By Leslie G. Sarasin, President and CEO, FMI
Food prices have become a frequent talking point in the campaign rhetoric of both political parties during this presidential election cycle. While it has been encouraging to see inflation cool in recent months, it’s been equally frustrating that the current political dialogue has lacked an in-depth, meaningful discussion of the economic subtleties and nuances that influence the real cost of food in America or practical solutions to address longstanding supply chain issues. This perspective does little to improve economic conditions for families across the country.
While it is true that persistent issues and unexpected shocks to the food supply chain have made the price of food at the grocery store more volatile over the last 15 years, what the data actually show is that food inflation continues to decelerate. In a recent FMI briefing on this topic, Dr. Ricky Volpe, Associate Professor of Agribusiness at Cal Poly said, “Almost regardless of where you're shopping in the supermarket, you're seeing significant relief in food price inflation – not just relative to what's been going on very recently, but relative to what we've come to understand is our sort of normal historical average.”
When discussing solutions to the challenges affecting the price of food on grocery store shelves, our conversations must remain grounded in facts and verifiable data, rather than rhetoric. As poet laureate John Dryden astutely wrote, “The best way to solve a problem is to remove its cause.”
And when it comes to addressing higher prices for American consumers, that is exactly where our attention should be – on the cause.
Rather than pointing fingers and proposing impractical policy solutions that could create more issues than it solves for both consumers and a food industry already operating on razor thin margins, the most effective way to provide affordable food for American families is to tackle the key drivers of food price volatility.
Some of those factors include volatile energy prices, an uptick in climate change-related severe weather events, and other persistent supply chain challenges. Transportation services have also seen higher inflation rates, which is a tremendous pain point in the food supply chain and the broader economy.
Grocers are under growing pressure due to fees they must pay in order to function in today’s economic environment. These include onerous credit and debit card swipe fees. Consider that the average credit card swipe fee of 3% per transaction is notably higher than food retailers' average 1.6% net profit margin.
When we look at the causes, as Dryden encourages, we see that the food industry is far more complicated than commonly communicated by either the media or political leaders.
While inflation has undoubtably caused food prices to rise at a faster rate in the last few years, it is also true that higher input costs are playing a significant role in their escalation.
Despite ongoing pressures in the food supply chain, the data indicate food price inflation is moderate compared to other major spending categories for U.S. households.
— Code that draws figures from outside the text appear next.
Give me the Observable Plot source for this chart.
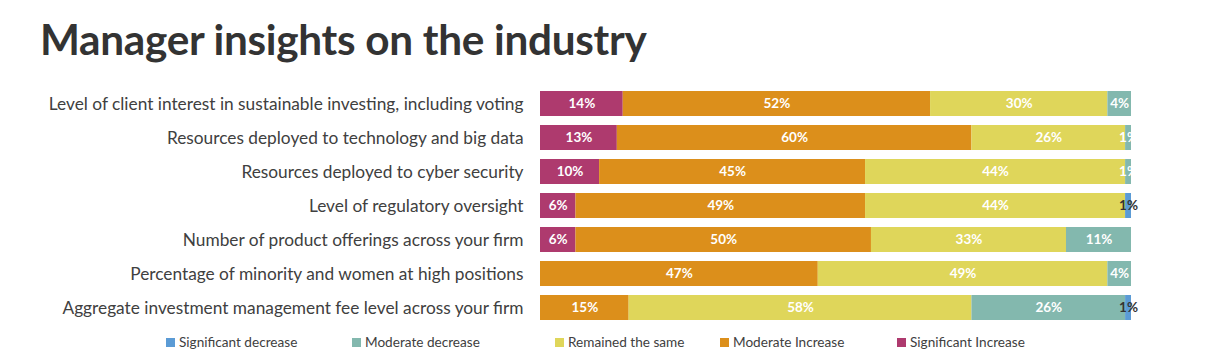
<!DOCTYPE html>
<html>
<head>
<meta charset="utf-8">
<script src="https://cdn.jsdelivr.net/npm/d3@7"></script>
<script src="https://cdn.jsdelivr.net/npm/@observablehq/plot@0.6"></script>
<style>
  body { margin: 0; background: #fff; font-family: Lato, "Open Sans", sans-serif; }
  #title { height: 80px; box-sizing: border-box; padding: 13px 0 0 40px; font-size: 42.3px; font-weight: bold; color: #333; font-family: Lato, sans-serif; letter-spacing: -0.3px; }
  #legend { position: relative; height: 24px; font-size: 13.6px; color: #404040; }
  #legend .item { position: absolute; top: 4px; display: flex; align-items: center; }
  #legend .sw { width: 9px; height: 9px; margin-right: 4px; }
</style>
</head>
<body>
<div id="title">Manager insights on the industry</div>
<div id="chart"></div>
<div id="legend"></div>
<script>
const questions = [
  "Level of client interest in sustainable investing, including voting",
  "Resources deployed to technology and big data",
  "Resources deployed to cyber security",
  "Level of regulatory oversight",
  "Number of product offerings across your firm",
  "Percentage of minority and women at high positions",
  "Aggregate investment management fee level across your firm"
];
const categories = ["Significant Increase", "Moderate Increase", "Remained the same", "Moderate decrease", "Significant decrease"];
const colors = ["#AE3A6E", "#DC8F1B", "#DFD65A", "#83B8AE", "#5B9BD5"];
const significantIncrease = [14, 13, 10, 6, 6, 0, 0];
const moderateIncrease    = [52, 60, 45, 49, 50, 47, 15];
const remainedSame        = [30, 26, 44, 44, 33, 49, 58];
const moderateDecrease    = [4, 1, 1, 0, 11, 4, 26];
const significantDecrease = [0, 0, 0, 1, 0, 0, 1];
const legendOrder = ["Significant decrease", "Moderate decrease", "Remained the same", "Moderate Increase", "Significant Increase"];

const series = [significantIncrease, moderateIncrease, remainedSame, moderateDecrease, significantDecrease];
const rows = [];
questions.forEach((q, i) => {
  categories.forEach((c, j) => {
    const v = series[j][i];
    if (v > 0) rows.push({q, cat: c, value: v});
  });
});

const chart = Plot.plot({
  width: 1228,
  height: 250,
  marginLeft: 540,
  marginRight: 97,
  marginTop: 1,
  marginBottom: 1,
  style: {fontFamily: "Lato, 'Open Sans', sans-serif"},
  x: {domain: [0, 100], axis: null},
  y: {domain: questions, padding: 0.27, label: null},
  color: {domain: categories, range: colors},
  marks: [
    Plot.axisY({tickSize: 0, tickPadding: 17, fontSize: 17.3, color: "#404040", label: null}),
    Plot.barX(rows, Plot.stackX({x: "value", y: "q", fill: "cat", order: categories})),
    Plot.text(rows, Plot.stackX({
      x: "value", y: "q", z: "cat", order: categories,
      text: d => d.value + "%",
      fill: d => d.cat === "Significant decrease" ? "#333" : "white",
      fontSize: 13.5, fontWeight: "bold"
    }))
  ]
});
document.getElementById("chart").appendChild(chart);

const xs = [166, 352, 555, 720, 897];
const legend = document.getElementById("legend");
legendOrder.forEach((c, i) => {
  const it = document.createElement("div");
  it.className = "item";
  it.style.left = xs[i] + "px";
  const sw = document.createElement("div");
  sw.className = "sw";
  sw.style.background = colors[categories.indexOf(c)];
  const t = document.createElement("span");
  t.textContent = c;
  it.appendChild(sw); it.appendChild(t);
  legend.appendChild(it);
});
</script>
</body>
</html>
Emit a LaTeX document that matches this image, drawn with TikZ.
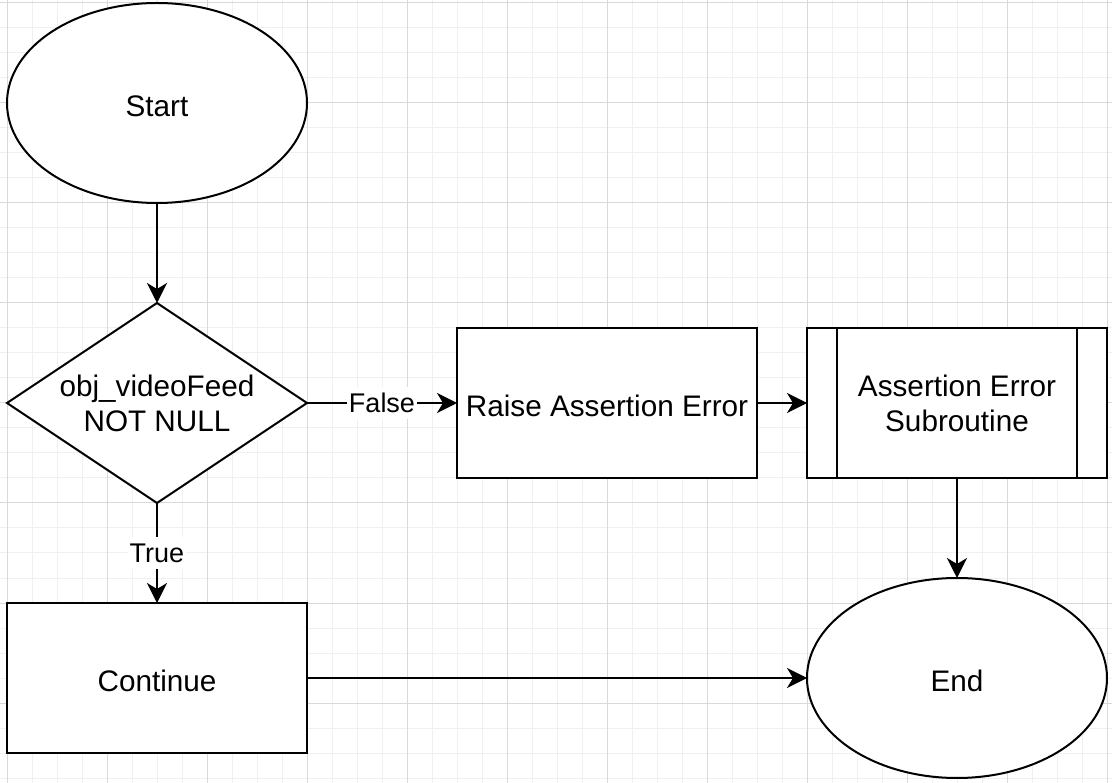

The underlying data also show that the cost of groceries for shoppers has fallen by more than three percentage points over the last four years, relative to wages. This has allowed families to meet their grocery needs even as prices have increased, although we recognize this hasn’t been easy.
If we want to truly address higher prices – in any category of goods – we must pull back the curtain and understand the underlying contributing factors. Throwing around rhetoric or imposing misguided policies will do little to serve American consumers who deserve equal access to affordable, healthy and delicious food.